I often counsel people to be especially careful about what they post online as it reflects on themselves. Post a picture of you over-enjoying beers at a beach party and it may have a negative impact on you when you seek a job.
Or if a friend posts the picture and you object, what can you do about it? Untag yourself from the photo, sure; but can you remove the photo? No, the only way to get it removed is to ask the person who posted it to remove it.
All these possibilities lead to one over-riding rule for posting photos online, especially photos of other people, double especially for photos of children. When you take the photos, let the people know you’d like to post them, and ask their permission, or ask the permission of the child’s parents. (The easiest time to do this is right when you take the photo.) You could save a friendship.

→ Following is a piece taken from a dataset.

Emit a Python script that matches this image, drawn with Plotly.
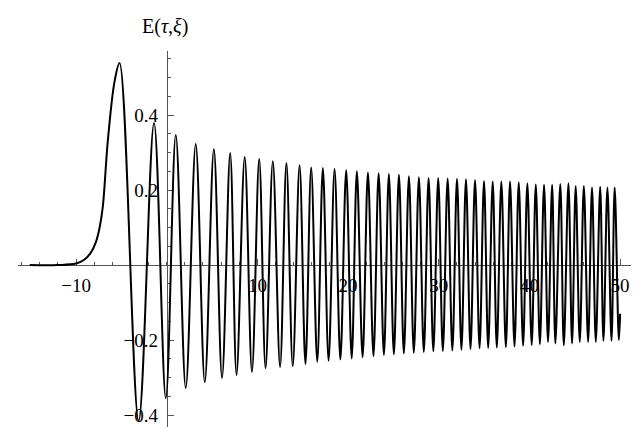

But what about photos you’ve posted? Is a photo you post on an Internet social media site fair game for anyone to copy and use; is it in the “public domain?”
Chelsea Chaney, was a high school senior at Starr's Mill High School in Fayetteville, Georgia when a photo she posted of herself in a red bikini appeared in a slide show her school prepared and presented titled, “Internet Safety.”
ABC News, along with other news media, reported that Chelsea was suing her school district for $2,000,000 for having used the photo without her permission.
But, you say, she posted it online. Doesn’t that make it in the public domain and usable by anyone? Certainly, Chelsea doesn’t think so. And neither does her lawyer: "The photo was used without Chelsea's permission, and it was chosen because she is a very attractive girl who was in a bikini, something that can be easily twisted and used as an example of how one humiliates themselves on the Internet," said Pete Wellborn, Chaney's attorney.
In an article on the Texas Center for Community Journalism website Chip Stewart, Assistant Professor at TCU Schieffer School of Journalism, explains that a photo you shoot and put up on the Internet is protected by copyright. “Why shouldn't the person who took that photo be entitled to the same kind of protection that, say, a professional photographer should if somebody used his or her work without paying for it?” And, Stewart goes on to point out, “People who feel hurt will find ways to hurt you back, and they have all the legal rights they need if you violate their copyright by reposting a photo. So don't do it.”
If you do want to post or repost a photo someone else has taken, your best bet is to contact the photographer and ask permission. And get the permission writing. Otherwise don’t post it. Legalities aside, it’s the polite thing to do.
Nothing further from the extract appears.